The CFIUS probe was first reported by CNN in August – weeks after it emerged that Garamendi and fellow US Rep. Mike Thompson (D-Calif.) had asked the panel and the FBI to investigate the matter.
The duo noted that Travis is a critical military transport hub known as the “Gateway to the Pacific” that serves as a key conduit for shipments to Ukraine, among other key functions.
“My concerns with the land acquisition in Solano County have always been on national security and food security,” Thompson said in a statement. “Their rapid acquisition of land around Travis Air Force Base caused concern about who was making the purchases and their ultimate goal.”
A spokesperson for Travis Air Force base confirmed that “senior officials are actively supporting all involved federal and Solano County agencies regarding the land purchases.” The spokesperson referred further questions to the Treasury Department.
The Treasury Department did not return multiple requests for comment.
When reached for comment, a Flannery Associates spokesperson said the project has “no other foreign investors” beyond those it has disclosed.
The firm has said its investors are passive and have no role in day-to-day operations.
“While most area electeds have taken an open-minded approach to the opportunity our project presents for local jobs, investments, homes for middle class families, and clean power, a couple of local politicians are unfortunately and irresponsibly spreading rumors and misinformation to insinuate that California Forever is a not an American company,” the spokesperson said.
Flannery said it has “complied with all government inquiries” and provided documents that “unquestionably prove that over 97% of our invested capital comes from US investors, and that the remaining less than 3% comes from UK and Irish investors.”

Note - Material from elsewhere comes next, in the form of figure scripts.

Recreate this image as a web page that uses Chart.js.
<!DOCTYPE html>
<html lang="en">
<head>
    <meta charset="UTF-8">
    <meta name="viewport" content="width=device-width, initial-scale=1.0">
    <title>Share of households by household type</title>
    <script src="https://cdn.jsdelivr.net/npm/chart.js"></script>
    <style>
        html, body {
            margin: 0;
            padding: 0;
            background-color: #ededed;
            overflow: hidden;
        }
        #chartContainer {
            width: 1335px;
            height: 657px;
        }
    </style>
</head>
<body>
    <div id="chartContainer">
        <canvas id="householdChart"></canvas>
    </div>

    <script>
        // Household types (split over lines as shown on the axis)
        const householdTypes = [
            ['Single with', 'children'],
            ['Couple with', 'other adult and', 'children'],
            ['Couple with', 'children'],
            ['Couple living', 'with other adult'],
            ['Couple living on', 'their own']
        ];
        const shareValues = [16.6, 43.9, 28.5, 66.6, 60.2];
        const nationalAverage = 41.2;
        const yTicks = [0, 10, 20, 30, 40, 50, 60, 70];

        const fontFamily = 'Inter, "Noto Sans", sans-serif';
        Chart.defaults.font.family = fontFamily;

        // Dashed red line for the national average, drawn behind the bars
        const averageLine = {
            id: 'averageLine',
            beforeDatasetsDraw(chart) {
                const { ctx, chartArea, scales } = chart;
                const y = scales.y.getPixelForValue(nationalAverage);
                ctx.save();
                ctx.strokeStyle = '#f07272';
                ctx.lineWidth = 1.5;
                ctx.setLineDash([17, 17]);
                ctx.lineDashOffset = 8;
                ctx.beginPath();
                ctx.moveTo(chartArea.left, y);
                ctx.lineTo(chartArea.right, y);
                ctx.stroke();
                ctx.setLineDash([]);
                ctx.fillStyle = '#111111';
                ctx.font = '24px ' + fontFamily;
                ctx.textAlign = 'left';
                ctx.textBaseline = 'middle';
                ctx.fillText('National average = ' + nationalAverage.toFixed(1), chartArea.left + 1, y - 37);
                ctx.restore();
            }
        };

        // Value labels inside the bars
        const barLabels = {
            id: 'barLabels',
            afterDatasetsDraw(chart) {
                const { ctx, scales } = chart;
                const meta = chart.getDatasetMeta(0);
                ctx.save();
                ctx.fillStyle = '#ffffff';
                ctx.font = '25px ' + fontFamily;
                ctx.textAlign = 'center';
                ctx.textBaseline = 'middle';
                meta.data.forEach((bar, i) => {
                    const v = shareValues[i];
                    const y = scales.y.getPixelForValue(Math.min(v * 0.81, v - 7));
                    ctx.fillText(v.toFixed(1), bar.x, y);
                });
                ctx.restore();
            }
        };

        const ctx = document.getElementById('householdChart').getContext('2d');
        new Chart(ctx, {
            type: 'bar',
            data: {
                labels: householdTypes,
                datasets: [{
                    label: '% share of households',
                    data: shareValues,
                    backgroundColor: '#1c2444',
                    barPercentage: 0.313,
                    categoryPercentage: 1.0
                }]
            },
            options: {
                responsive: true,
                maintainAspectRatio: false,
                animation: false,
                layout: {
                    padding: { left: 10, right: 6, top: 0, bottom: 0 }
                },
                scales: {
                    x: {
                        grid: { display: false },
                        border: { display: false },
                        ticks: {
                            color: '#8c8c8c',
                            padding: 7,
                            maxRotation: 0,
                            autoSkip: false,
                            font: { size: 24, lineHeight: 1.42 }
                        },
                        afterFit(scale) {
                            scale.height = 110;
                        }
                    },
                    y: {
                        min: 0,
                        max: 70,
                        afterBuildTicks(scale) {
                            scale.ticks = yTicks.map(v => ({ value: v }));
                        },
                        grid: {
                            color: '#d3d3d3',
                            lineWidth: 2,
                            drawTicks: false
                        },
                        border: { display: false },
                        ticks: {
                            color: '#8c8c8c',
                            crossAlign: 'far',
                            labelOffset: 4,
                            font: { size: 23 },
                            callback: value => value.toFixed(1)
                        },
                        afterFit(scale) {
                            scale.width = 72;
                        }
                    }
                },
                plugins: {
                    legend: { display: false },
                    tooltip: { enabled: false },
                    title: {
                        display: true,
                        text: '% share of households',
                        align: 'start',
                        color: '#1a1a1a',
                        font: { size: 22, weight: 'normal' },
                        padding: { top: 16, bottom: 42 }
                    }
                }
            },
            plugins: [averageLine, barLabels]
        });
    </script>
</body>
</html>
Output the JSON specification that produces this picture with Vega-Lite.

So far, the list of publicly-disclosed Flannery investors includes Hoffman, Andreesen, his investment firm Andreesen Horowitz, former Sequoia Capital partner Michael Moritz, Stripe co-founders Patrick and John Collison, Chris Dixon, John Dooer, Nat Friedman, Daniel Gross and Laurene Powell Jobs, the prominent philanthropist and widow of Apple co-founder Steve Jobs.
Moritz spent nearly four decades at Sequoia Capital and helped spearhead the venture firm’s expansion into China before exiting last June. Sequoia Capital itself has not been linked to Flannery Associates or the “California Forever” project, though the House Select Committee on China recently revealed it was probing the firm’s investments and business interests in China.
Moritz did not immediately return requests for comment.
A Sequoia Capital spokesperson confirmed that the firm had received the select committee’s letter about the probe, was “reviewing it and will respond.”
Flannery CEO Jan Sramek has scrambled to downplay the project’s ties to the tech industry, describing it as a “city of yesterday.”
Its website specifically rejects the notion that it is building a “tech utopia” and said Flannery is “not proposing a pie-in-the-sky ‘utopian’ fantasy.”
Critics, including Garamendi and Moy, argue that Sramek and his team are merely trying to reframe the project due to local backlash.
“The story has changed,” Moy said. “Any credibility he was trying to earn after being secretive for five years is being lost because he’s changing the story now. That’s what happens with people who you can’t trust.”